What is important from the perspective of agricultural strategy planning is not a gross prediction of whether the rainfall will be normal, but its spatial and temporal distribution, which, is not within the means of prediction at present, given the extreme complexity of the monsoon system.

For instance, consider the monsoons of 2000 and 2001. The actual rainfall was the same, namely 92 per cent, the lower end of the normal window. And yet, the TGO was vastly different. Food productivity in 2001 was quite good despite apparently poor rainfall. That is, meteorological drought does not necessarily mean an agricultural drought. Similarly, the hydrological situation is not just a function of the year's rainfall. The reservoir status, for example, would depend on the monsoons for the previous couple of years as well.
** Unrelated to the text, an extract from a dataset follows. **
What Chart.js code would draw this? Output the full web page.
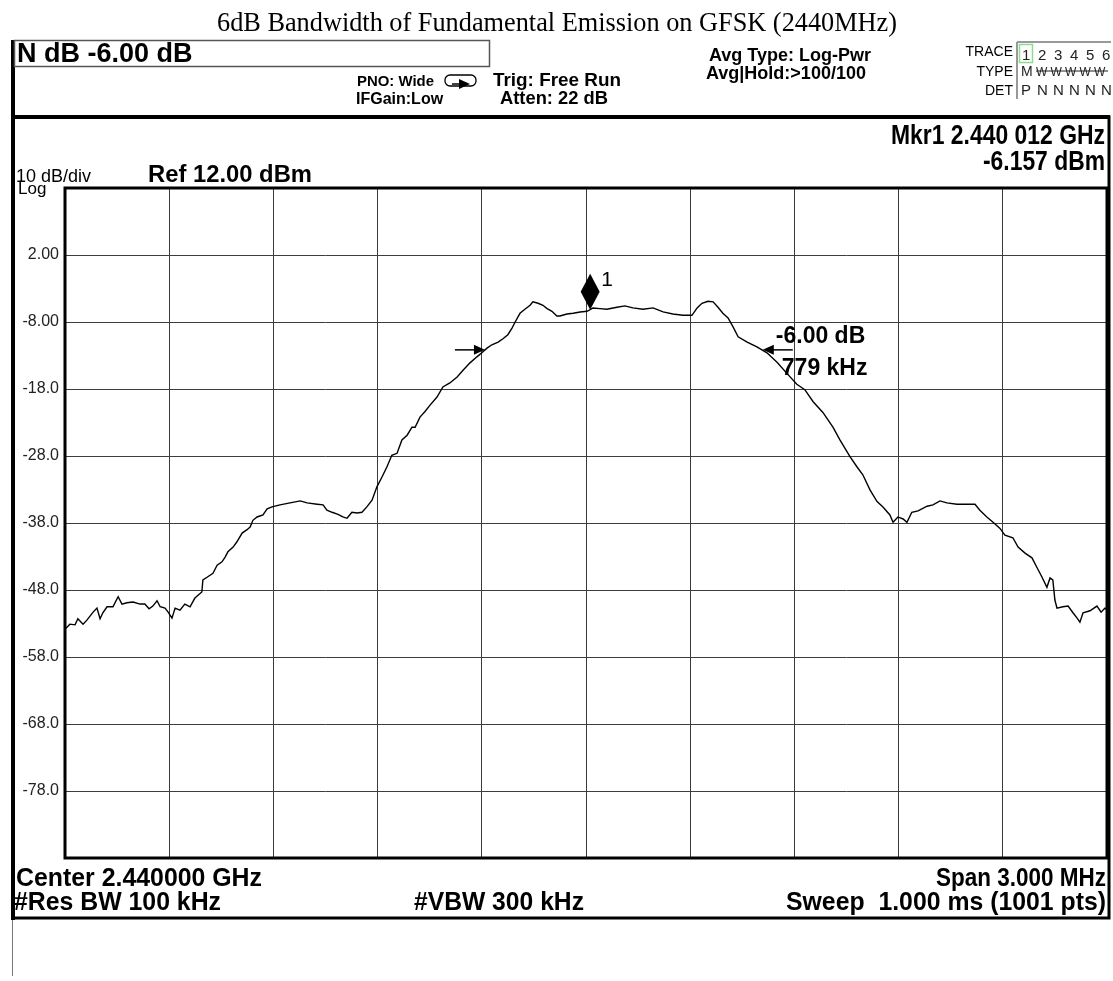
<!DOCTYPE html>
<html>
<head>
<meta charset="utf-8">
<script src="https://cdn.jsdelivr.net/npm/chart.js@4.4.1/dist/chart.umd.min.js"></script>
<style>
  html, body { margin: 0; padding: 0; background: #fff; }
  #wrap { width: 1113px; height: 981px; }
</style>
</head>
<body>
<div id="wrap"><canvas id="sa" width="1113" height="981"></canvas></div>
<script>
"use strict";

const freqKHz = [
  -1500, -1497, -1486, -1471, -1463, -1448, -1437, -1419, -1408, -1399,
  -1391, -1379, -1362, -1347, -1336, -1322, -1304, -1284, -1270, -1258,
  -1247, -1235, -1226, -1212, -1203, -1192, -1183, -1169, -1155, -1140,
  -1126, -1106, -1103, -1091, -1074, -1062, -1048, -1039, -1031, -1016,
  -1005, -990, -976, -967, -959, -947, -930, -918, -904, -881,
  -852, -823, -803, -774, -757, -746, -731, -714, -700, -688,
  -674, -659, -645, -631, -616, -602, -587, -573, -559, -544,
  -530, -515, -501, -492, -478, -464, -449, -429, -412, -392,
  -371, -354, -334, -314, -300, -285, -271, -253, -239, -225,
  -213, -204, -190, -176, -161, -153, -138, -124, -112, -98,
  -84, -75, -55, -37, -17, 3, 12, 20, 40, 60,
  89, 112, 135, 164, 193, 222, 250, 279, 305, 320,
  334, 351, 366, 380, 394, 409, 423, 438, 464, 492,
  521, 550, 579, 607, 630, 654, 682, 711, 731, 760,
  780, 797, 818, 838, 855, 875, 884, 898, 913, 924,
  938, 956, 982, 999, 1019, 1039, 1068, 1097, 1120, 1134,
  1154, 1172, 1192, 1206, 1229, 1244, 1264, 1284, 1298, 1313,
  1327, 1336, 1344, 1350, 1356, 1373, 1388, 1402, 1414, 1422,
  1431, 1451, 1471, 1483, 1494, 1500,
];
const levelDbm = [
  -53.8, -53.7, -53.1, -53.2, -52.3, -53.1, -52.5, -51.3, -50.7, -52.3,
  -51.4, -50.5, -50.5, -49.0, -50.1, -49.9, -49.8, -50.1, -50.1, -50.8,
  -50.4, -49.6, -50.5, -50.7, -51.3, -52.2, -50.7, -51.0, -50.1, -50.5,
  -49.2, -48.3, -46.5, -46.1, -45.5, -44.3, -43.8, -43.1, -42.3, -41.6,
  -40.8, -39.5, -39.0, -38.6, -37.6, -37.1, -36.8, -35.9, -35.6, -35.3,
  -35.0, -34.7, -35.0, -35.2, -35.3, -36.1, -36.4, -36.7, -37.1, -37.3,
  -36.4, -36.5, -36.4, -35.6, -34.6, -32.6, -31.1, -29.6, -27.9, -27.6,
  -25.6, -24.9, -23.7, -23.7, -22.2, -21.4, -20.4, -19.2, -17.7, -17.1,
  -16.2, -15.2, -14.1, -13.2, -12.6, -11.9, -11.4, -11.0, -10.5, -9.9,
  -8.9, -8.0, -6.7, -6.1, -5.5, -5.0, -5.2, -5.5, -6.0, -6.4,
  -7.1, -7.1, -6.8, -6.7, -6.5, -6.4, -6.16, -5.9, -6.0, -6.1,
  -5.8, -5.6, -5.9, -6.1, -5.9, -6.5, -6.8, -7.0, -7.0, -5.9,
  -5.2, -4.9, -5.0, -5.8, -6.7, -7.4, -8.7, -10.2, -11.0, -11.7,
  -12.6, -14.0, -15.7, -17.3, -18.1, -19.9, -21.5, -23.7, -25.6, -28.1,
  -29.6, -30.8, -33.1, -34.8, -35.6, -36.8, -37.9, -37.1, -37.4, -37.9,
  -36.4, -36.2, -35.5, -35.3, -34.7, -35.0, -35.2, -35.2, -35.2, -36.1,
  -37.1, -37.9, -38.8, -39.8, -40.2, -41.6, -42.5, -43.2, -44.6, -46.1,
  -47.6, -46.2, -46.5, -49.5, -50.7, -50.5, -50.4, -51.4, -52.2, -52.8,
  -51.4, -51.1, -50.4, -51.3, -50.7, -50.9,
];

const xGridKHz   = [-1500, -1200, -900, -600, -300, 0, 300, 600, 900, 1200, 1500];
const yGridDbm   = [12, 2, -8, -18, -28, -38, -48, -58, -68, -78, -88];
const yTickLabels = ["", "2.00", "-8.00", "-18.0", "-28.0", "-38.0", "-48.0", "-58.0", "-68.0", "-78.0", ""];

const markerKHz = 12;
const markerDbm = -6.157;
const ndbLeftKHz  = -291;
const ndbRightKHz = 509;
const ndbLevelDbm = -12.16;

const SANS  = "'Liberation Sans', Arial, sans-serif";
const SERIF = "'Liberation Serif', 'Times New Roman', serif";

function put(ctx, s, x, y, size, { bold = false, align = "left", family = SANS, color = "#000", fit = 0 } = {}) {
  ctx.font = `${bold ? "bold " : ""}${size}px ${family}`;
  ctx.textAlign = align;
  ctx.textBaseline = "alphabetic";
  ctx.fillStyle = color;
  if (fit) ctx.fillText(s, x, y, fit);
  else ctx.fillText(s, x, y);
}

function line(ctx, x1, y1, x2, y2, w = 1, color = "#000") {
  ctx.beginPath();
  ctx.moveTo(x1, y1);
  ctx.lineTo(x2, y2);
  ctx.lineWidth = w;
  ctx.strokeStyle = color;
  ctx.stroke();
}

function arrowHead(ctx, tipX, tipY, dir) {
  ctx.beginPath();
  ctx.moveTo(tipX, tipY);
  ctx.lineTo(tipX - dir * 11, tipY - 5);
  ctx.lineTo(tipX - dir * 11, tipY + 5);
  ctx.closePath();
  ctx.fillStyle = "#000";
  ctx.fill();
}

const analyzerFrame = {
  id: "analyzerFrame",
  beforeDraw(chart) {
    const ctx = chart.ctx;
    ctx.save();
    ctx.fillStyle = "#fff";
    ctx.fillRect(0, 0, chart.width, chart.height);
    ctx.restore();
  },
  afterDatasetsDraw(chart) {
    const ctx = chart.ctx;
    const { left, top, right, bottom } = chart.chartArea;
    const xs = chart.scales.x, ys = chart.scales.y;
    ctx.save();

    // plot border
    ctx.lineWidth = 3;
    ctx.strokeStyle = "#000";
    ctx.strokeRect(left, top, right - left, bottom - top);

    // y tick labels
    yGridDbm.forEach((v, i) => {
      if (!yTickLabels[i]) return;
      ctx.font = `16px ${SANS}`;
      ctx.textAlign = "right";
      ctx.textBaseline = "middle";
      ctx.fillStyle = "#222";
      ctx.fillText(yTickLabels[i], left - 6, ys.getPixelForValue(v));
    });

    // marker 1
    const mx = xs.getPixelForValue(markerKHz);
    const my = ys.getPixelForValue(markerDbm);
    ctx.beginPath();
    ctx.moveTo(mx, my);
    ctx.lineTo(mx + 9.5, my - 18);
    ctx.lineTo(mx, my - 36);
    ctx.lineTo(mx - 9.5, my - 18);
    ctx.closePath();
    ctx.fillStyle = "#000";
    ctx.fill();
    put(ctx, "1", mx + 11, my - 24, 21);

    // n dB bandwidth arrows
    const ny = ys.getPixelForValue(ndbLevelDbm);
    const lx = xs.getPixelForValue(ndbLeftKHz);
    const rx = xs.getPixelForValue(ndbRightKHz);
    line(ctx, lx - 30, ny, lx - 4, ny, 1.5);
    arrowHead(ctx, lx, ny, 1);
    line(ctx, rx + 4, ny, rx + 30, ny, 1.5);
    arrowHead(ctx, rx, ny, -1);
    put(ctx, "-6.00 dB", rx + 13, ny - 7, 23, { bold: true, fit: 95 });
    put(ctx, "779 kHz", rx + 19, ny + 25, 23, { bold: true, fit: 90 });

    ctx.restore();
  },
  afterDraw(chart) {
    const ctx = chart.ctx;
    ctx.save();

    put(ctx, "6dB Bandwidth of Fundamental Emission on GFSK (2440MHz)", 557, 31, 26.3, { family: SERIF, align: "center", fit: 682 });

    // outer frame
    line(ctx, 13, 40, 13, 920, 4);
    ctx.lineWidth = 3;
    ctx.strokeStyle = "#000";
    ctx.strokeRect(13, 117, 1096, 801);
    line(ctx, 12.5, 920, 12.5, 976, 1, "#777");

    // N dB box
    ctx.lineWidth = 1.5;
    ctx.strokeStyle = "#555";
    ctx.strokeRect(14.5, 40.5, 475, 26);
    put(ctx, "N dB -6.00 dB", 17, 62, 27, { bold: true, fit: 180 });

    put(ctx, "PNO: Wide", 357, 86, 15, { bold: true, fit: 77 });
    put(ctx, "IFGain:Low", 356, 104, 16, { bold: true, fit: 90 });
    // trigger icon
    ctx.lineWidth = 1.3;
    ctx.strokeStyle = "#000";
    ctx.beginPath();
    ctx.roundRect(445, 75, 31, 11, 5);
    ctx.stroke();
    line(ctx, 452, 84, 466, 84, 1.5);
    arrowHead(ctx, 470, 84, 1);

    put(ctx, "Trig: Free Run", 493, 86, 19, { bold: true, fit: 128 });
    put(ctx, "Atten: 22 dB", 500, 104, 19, { bold: true, fit: 108 });
    put(ctx, "Avg Type: Log-Pwr", 709, 61, 18, { bold: true, fit: 168 });
    put(ctx, "Avg|Hold:>100/100", 706, 79, 18, { bold: true, fit: 162 });

    // trace / type / det block
    put(ctx, "TRACE", 1013, 56, 14, { align: "right" });
    put(ctx, "TYPE", 1013, 76, 14, { align: "right" });
    put(ctx, "DET", 1013, 95, 14, { align: "right" });
    line(ctx, 1017, 42, 1017, 99, 2, "#999");
    line(ctx, 1017, 42, 1111, 42, 2, "#999");
    ctx.lineWidth = 1.5;
    ctx.strokeStyle = "#8fdc8f";
    ctx.strokeRect(1019.5, 44.5, 13, 18);
    ["1", "2", "3", "4", "5", "6"].forEach((d, i) => put(ctx, d, 1022 + i * 16, 60, 15, { color: "#222" }));
    put(ctx, "M", 1021, 76, 14, { color: "#222" });
    for (let i = 0; i < 5; i++) put(ctx, "W", 1036 + i * 14.5, 76, 12, { color: "#222", fit: 14 });
    line(ctx, 1036, 71, 1108, 71, 1, "#222");
    ["P", "N", "N", "N", "N", "N"].forEach((d, i) => put(ctx, d, 1021 + i * 16, 95, 15, { color: "#222" }));

    line(ctx, 13, 117, 1110, 117, 4);

    put(ctx, "Mkr1 2.440 012 GHz", 1105, 144, 28, { bold: true, align: "right", fit: 214 });
    put(ctx, "-6.157 dBm", 1105, 170, 28, { bold: true, align: "right", fit: 122 });
    put(ctx, "10 dB/div", 16, 182, 18, { fit: 80 });
    put(ctx, "Log", 18, 194, 17, { fit: 30 });
    put(ctx, "Ref 12.00 dBm", 148, 182, 24, { bold: true, fit: 164 });

    put(ctx, "Center 2.440000 GHz", 16, 886, 25, { bold: true, fit: 246 });
    put(ctx, "Span 3.000 MHz", 1106, 886, 25, { bold: true, align: "right", fit: 170 });
    put(ctx, "#Res BW 100 kHz", 14, 910, 25, { bold: true, fit: 207 });
    put(ctx, "#VBW 300 kHz", 414, 910, 25, { bold: true, fit: 170 });
    put(ctx, "Sweep  1.000 ms (1001 pts)", 1106, 910, 25, { bold: true, align: "right", fit: 320 });

    ctx.restore();
  },
};

function gridScale(min, max, ticks) {
  return {
    type: "linear",
    min,
    max,
    afterBuildTicks: (scale) => { scale.ticks = ticks.map((v) => ({ value: v })); },
    ticks: { display: false },
    grid: { color: "#3c3c3c", lineWidth: 1, drawTicks: false },
    border: { display: false },
  };
}

new Chart(document.getElementById("sa"), {
  type: "line",
  data: {
    datasets: [{
      label: "Trace 1",
      data: freqKHz.map((f, i) => ({ x: f, y: levelDbm[i] })),
      borderColor: "#000",
      borderWidth: 1.4,
      pointRadius: 0,
      tension: 0,
      fill: false,
    }],
  },
  options: {
    responsive: false,
    animation: false,
    devicePixelRatio: 1,
    layout: { padding: { left: 65, top: 188, right: 6, bottom: 123 } },
    plugins: { legend: { display: false }, tooltip: { enabled: false } },
    scales: {
      x: gridScale(-1500, 1500, xGridKHz),
      y: gridScale(-88, 12, yGridDbm),
    },
  },
  plugins: [analyzerFrame],
});
</script>
</body>
</html>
From the hydrological perspective, this year's monsoon will be critical because the country has had subdued monsoons for four consecutive years since 1999. The reservoir situation and ground water charging would be definitely below optimum. If this year too it turns out to be a subdued monsoon, the country may be headed for a hydrological drought. So, from the perspective of an organisation like the Central Water Commission (CWC), a gross prediction of the monsoon is not very relevant.

The IMD would do well to provide the absolute figures of the predicted rainfall rather than categorise rainfall into different broad categories. Such categories are significant only from the perspectives of researchers and statisticians.